### What you are asked to do
Find the lines containing the word "React" and copy every one of them.

### Information shown
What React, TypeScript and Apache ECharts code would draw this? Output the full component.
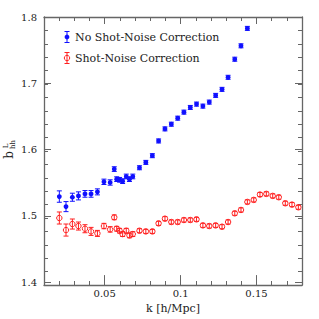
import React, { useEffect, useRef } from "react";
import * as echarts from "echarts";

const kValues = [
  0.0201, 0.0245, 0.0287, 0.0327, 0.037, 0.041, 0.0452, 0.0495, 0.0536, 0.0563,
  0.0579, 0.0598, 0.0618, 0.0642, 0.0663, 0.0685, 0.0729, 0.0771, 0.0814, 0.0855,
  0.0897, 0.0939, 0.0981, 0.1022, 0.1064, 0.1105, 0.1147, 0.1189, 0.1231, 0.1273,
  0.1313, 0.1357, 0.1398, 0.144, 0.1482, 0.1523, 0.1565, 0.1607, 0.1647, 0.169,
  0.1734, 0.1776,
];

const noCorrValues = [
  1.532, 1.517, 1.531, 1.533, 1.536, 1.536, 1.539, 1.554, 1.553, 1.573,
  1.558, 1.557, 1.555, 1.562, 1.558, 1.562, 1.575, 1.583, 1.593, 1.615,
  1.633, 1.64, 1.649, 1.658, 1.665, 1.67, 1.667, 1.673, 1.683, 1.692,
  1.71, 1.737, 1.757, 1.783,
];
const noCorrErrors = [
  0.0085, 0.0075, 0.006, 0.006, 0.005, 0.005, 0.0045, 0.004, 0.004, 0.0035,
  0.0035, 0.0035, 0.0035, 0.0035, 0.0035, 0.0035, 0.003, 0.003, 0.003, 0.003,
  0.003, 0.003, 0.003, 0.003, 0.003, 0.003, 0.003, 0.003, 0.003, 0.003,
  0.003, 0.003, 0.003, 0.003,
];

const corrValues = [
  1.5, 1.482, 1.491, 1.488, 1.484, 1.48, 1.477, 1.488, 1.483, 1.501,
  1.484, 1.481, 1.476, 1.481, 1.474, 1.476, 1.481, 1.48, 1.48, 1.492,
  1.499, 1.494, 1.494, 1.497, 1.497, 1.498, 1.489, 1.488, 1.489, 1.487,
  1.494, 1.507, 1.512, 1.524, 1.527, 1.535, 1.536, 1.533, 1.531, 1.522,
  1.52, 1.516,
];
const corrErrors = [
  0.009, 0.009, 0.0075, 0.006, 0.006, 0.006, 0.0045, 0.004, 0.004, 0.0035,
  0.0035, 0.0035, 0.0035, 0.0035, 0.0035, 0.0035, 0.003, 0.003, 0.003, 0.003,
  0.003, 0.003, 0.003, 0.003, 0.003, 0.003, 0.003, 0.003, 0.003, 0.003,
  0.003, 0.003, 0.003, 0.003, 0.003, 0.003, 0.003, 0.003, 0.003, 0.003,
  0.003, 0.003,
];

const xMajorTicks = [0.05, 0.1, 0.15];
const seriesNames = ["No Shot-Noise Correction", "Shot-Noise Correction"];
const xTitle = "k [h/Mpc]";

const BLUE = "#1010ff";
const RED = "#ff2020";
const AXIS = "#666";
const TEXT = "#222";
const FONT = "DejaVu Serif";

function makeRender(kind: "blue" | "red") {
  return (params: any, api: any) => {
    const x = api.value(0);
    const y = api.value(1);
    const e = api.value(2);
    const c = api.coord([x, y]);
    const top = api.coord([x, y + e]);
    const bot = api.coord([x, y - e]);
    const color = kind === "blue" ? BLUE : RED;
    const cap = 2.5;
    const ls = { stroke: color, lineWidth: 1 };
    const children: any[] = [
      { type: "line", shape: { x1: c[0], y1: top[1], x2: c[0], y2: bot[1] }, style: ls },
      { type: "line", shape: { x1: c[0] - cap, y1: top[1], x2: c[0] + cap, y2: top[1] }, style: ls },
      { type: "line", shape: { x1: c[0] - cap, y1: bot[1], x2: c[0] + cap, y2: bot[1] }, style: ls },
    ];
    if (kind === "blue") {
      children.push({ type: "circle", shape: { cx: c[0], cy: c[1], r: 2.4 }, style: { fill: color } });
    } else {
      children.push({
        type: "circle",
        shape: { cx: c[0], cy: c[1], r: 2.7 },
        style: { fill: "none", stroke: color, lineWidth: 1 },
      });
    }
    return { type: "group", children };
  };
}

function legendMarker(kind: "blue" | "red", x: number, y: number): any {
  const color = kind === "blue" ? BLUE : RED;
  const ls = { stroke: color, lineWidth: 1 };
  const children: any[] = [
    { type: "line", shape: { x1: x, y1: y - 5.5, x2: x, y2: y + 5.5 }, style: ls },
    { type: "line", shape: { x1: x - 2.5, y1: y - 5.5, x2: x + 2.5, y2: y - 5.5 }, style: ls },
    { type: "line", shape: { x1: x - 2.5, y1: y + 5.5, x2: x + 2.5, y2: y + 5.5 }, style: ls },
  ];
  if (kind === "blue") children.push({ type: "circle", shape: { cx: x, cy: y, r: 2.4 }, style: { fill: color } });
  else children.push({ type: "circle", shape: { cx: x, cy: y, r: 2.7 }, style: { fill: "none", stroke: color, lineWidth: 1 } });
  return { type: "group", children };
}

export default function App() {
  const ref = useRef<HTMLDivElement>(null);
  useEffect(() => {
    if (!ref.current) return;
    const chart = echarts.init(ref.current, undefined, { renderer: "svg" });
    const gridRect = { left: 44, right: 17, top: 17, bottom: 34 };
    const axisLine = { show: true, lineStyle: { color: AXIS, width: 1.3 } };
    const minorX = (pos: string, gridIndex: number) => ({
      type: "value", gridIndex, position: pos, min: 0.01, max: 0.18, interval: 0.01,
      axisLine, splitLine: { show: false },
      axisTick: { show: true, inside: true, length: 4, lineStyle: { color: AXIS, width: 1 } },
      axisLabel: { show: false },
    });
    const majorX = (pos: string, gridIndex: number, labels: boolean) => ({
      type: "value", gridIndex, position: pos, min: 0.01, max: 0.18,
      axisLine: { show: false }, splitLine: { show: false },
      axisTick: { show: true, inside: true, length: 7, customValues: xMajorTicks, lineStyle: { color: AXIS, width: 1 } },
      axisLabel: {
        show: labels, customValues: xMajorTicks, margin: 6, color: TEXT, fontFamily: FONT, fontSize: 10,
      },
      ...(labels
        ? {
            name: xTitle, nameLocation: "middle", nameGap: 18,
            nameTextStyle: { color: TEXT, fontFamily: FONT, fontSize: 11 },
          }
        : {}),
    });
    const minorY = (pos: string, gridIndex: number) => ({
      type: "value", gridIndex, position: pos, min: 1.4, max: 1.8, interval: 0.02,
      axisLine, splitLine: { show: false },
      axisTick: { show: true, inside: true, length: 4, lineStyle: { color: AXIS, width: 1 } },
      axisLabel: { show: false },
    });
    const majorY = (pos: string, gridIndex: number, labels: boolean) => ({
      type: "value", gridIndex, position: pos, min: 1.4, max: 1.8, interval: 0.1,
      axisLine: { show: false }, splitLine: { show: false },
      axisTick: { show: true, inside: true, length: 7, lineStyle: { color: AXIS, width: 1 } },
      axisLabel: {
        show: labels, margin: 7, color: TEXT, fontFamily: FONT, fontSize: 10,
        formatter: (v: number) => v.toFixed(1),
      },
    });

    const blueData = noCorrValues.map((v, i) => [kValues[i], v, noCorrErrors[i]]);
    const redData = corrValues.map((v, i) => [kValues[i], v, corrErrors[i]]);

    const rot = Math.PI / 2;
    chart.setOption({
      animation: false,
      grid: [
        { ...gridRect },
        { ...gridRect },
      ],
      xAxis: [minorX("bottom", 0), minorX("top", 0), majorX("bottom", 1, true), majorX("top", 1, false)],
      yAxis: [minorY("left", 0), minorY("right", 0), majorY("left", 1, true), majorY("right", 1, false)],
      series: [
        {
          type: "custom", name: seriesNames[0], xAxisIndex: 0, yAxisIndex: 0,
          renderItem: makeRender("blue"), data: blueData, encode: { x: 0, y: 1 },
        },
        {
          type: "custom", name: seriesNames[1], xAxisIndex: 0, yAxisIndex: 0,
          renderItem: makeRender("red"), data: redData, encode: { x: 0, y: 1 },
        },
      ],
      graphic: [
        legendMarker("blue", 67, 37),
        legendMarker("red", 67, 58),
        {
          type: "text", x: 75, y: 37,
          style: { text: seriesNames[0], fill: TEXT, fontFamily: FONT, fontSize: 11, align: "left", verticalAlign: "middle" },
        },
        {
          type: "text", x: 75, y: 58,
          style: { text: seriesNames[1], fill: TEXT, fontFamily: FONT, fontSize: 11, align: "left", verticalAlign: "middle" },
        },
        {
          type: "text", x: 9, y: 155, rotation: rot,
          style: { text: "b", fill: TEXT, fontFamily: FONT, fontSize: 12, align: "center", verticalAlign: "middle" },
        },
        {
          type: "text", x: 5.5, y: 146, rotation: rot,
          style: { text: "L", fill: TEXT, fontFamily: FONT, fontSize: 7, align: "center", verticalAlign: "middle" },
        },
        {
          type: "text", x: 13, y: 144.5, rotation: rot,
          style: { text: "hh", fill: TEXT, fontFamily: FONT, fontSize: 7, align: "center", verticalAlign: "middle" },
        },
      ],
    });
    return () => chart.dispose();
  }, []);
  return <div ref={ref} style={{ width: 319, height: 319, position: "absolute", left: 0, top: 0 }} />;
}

### Solution below
What React, TypeScript and Apache ECharts code would draw this? Output the full component.
import React, { useEffect, useRef } from "react";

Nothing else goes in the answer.